À quoi sert concrètement l’épargne de précaution ?
- Absorber un choc sans dépendre du crédit
- Faire face aux imprévus sans renoncer à ses projets
- Conserver une marge de manœuvre pour décider sans pression financière permanente
Le montant idéal varie selon la situation : CDI ou intérimaire, famille nombreuse ou célibataire, projets à court ou à long terme. Ajustez le coussin à la stabilité de vos revenus et à votre capacité à rebondir. Trop d’épargne de précaution finit par peser : elle rapporte peu, perd de sa valeur, et immobilise inutilement. Dès que le minimum est atteint, mieux vaut rediriger l’excédent vers des placements plus dynamiques.
Adapter son épargne à son salaire et à ses projets : les astuces qui changent tout
Le niveau de salaire façonne la stratégie d’épargne. On ne gère pas ses placements de la même manière selon ses revenus, ses plans ou son horizon. L’ajustement fait la différence : une stratégie sur-mesure vaut mieux qu’une recette toute faite.
Distinguez bien l’épargne de précaution, immédiatement disponible, des sommes destinées à des projets futurs. Une fois le socle de sécurité atteint, orientez le surplus vers des placements adaptés : assurance vie en fonds euros pour rester prudent, unités de compte pour diversifier, ou PEA pour préparer des projets à long terme.
La nature du projet compte : achat immobilier, études des enfants, retraite à anticiper… Chaque objectif impose son propre horizon, donc son support. Gare à l’excès de prudence : surcharger ses livrets réglementés finit par entamer le rendement, surtout quand l’inflation s’invite.
Pour optimiser votre épargne, gardez en tête ces leviers :
- Réévaluez votre taux d’épargne à chaque hausse de revenus ou rentrée exceptionnelle.

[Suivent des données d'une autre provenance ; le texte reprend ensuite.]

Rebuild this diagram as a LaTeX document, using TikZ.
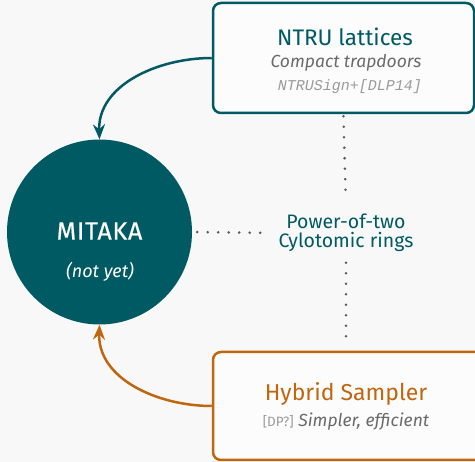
\documentclass[tikz,border=0pt]{standalone}
\usepackage{fontspec}
\setmainfont{Fira Sans}
\setmonofont{Liberation Mono}
\newfontfamily\mtkfont[FakeBold=0.6,LetterSpace=3]{Fira Sans}
\usetikzlibrary{arrows.meta,positioning}
\definecolor{mtteal}{HTML}{005A63}
\definecolor{mtorange}{HTML}{C0660E}
\definecolor{mtgray}{HTML}{6A6A6A}
\definecolor{mtdot}{HTML}{5A5A5A}
\definecolor{mtlight}{HTML}{9A9A9A}
\definecolor{mtbg}{HTML}{F8F8F8}
\tikzset{
  box/.style={line width=2.5pt,rounded corners=8pt,fill=white!60!mtbg,
    minimum width=261pt,minimum height=110pt,inner sep=0pt},
  dots/.style={line width=2.8pt,mtdot,line cap=round,dash pattern=on 0pt off 10.5pt},
  link/.style={line width=2.5pt,-{Stealth[length=15pt,width=12pt,inset=5pt]}},
}
\newcommand{\fsz}[1]{\fontsize{#1}{#1}\selectfont}

\begin{document}
\begin{tikzpicture}[x=1pt,y=-1pt]
\fill [mtbg] (0,0) rectangle (475,462);
\useasboundingbox (0,0) rectangle (475,462);
\clip (0,0) rectangle (475,462);
% boxes and circle
\node [box,draw=mtteal] (ntru) at (343.5,58) {};
\node [box,draw=mtorange,minimum width=280pt,minimum height=108pt] (hybrid) at (353,406) {};
\node [circle,fill=mtteal,minimum size=185pt,inner sep=0pt] (mitaka) at (99.5,232) {};
% texts
\node [mtteal,font=\fsz{22.5}] (ntrutitle) at (345,37) {NTRU lattices};
\node [mtgray,font=\fsz{17.5}\itshape] (ntrusub) at (346,63) {Compact trapdoors};
\node [mtlight,font=\fsz{15}\ttfamily\itshape] (ntruref) at (350,87) {NTRUSign+[DLP14]};
\node [white,font=\fsz{25}\mtkfont] (mitakaname) at (99.5,231) {MITAKA};
\node [white,font=\fsz{18}\itshape] (mitakanote) at (100,272) {(not yet)};
\node [mtteal,font=\fsz{19.5},align=center,inner sep=2pt] (rings) at (346,233)
  {Power-of-two\\[-1pt]Cylotomic rings};
\node [mtorange,font=\fsz{23}] (hybridtitle) at (346,394) {Hybrid Sampler};
\node [mtgray,font=\fsz{17.5}] (hybridsub) at (346,422)
  {{\color{mtlight}\fsz{13.5}[DP?]} \textit{Simpler, efficient}};
% connectors
\draw [link,mtteal] (ntru.west) to [out=180,in=92] (mitaka.north);
\draw [link,mtorange] (hybrid.west) to [out=180,in=-92] (mitaka.south);
\draw [dots,shorten <=5pt,shorten >=12pt] (mitaka.east) -- (rings.west);
\draw [dots,shorten <=2pt,shorten >=12pt] (ntru.south) -- (rings.north);
\draw [dots,shorten <=9pt,shorten >=5pt] (rings.south) -- (hybrid.north -| rings.south);
\end{tikzpicture}
\end{document}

- Organisez vos placements par objectif : court terme pour les imprévus, moyen terme pour des projets à quelques années, long terme pour la retraite ou la transmission.
L’épargne doit rester un allié, jamais un poids mort. Cherchez la cohérence, pas l’accumulation sans but. La banque n’est pas une salle des coffres : c’est le tremplin de vos ambitions, pas un gouffre où enterrer vos liquidités. Ajustez le curseur, donnez du sens à chaque euro mis de côté, et laissez votre avenir s’ouvrir sur mesure, pas au hasard d’un chiffre gravé dans la pierre.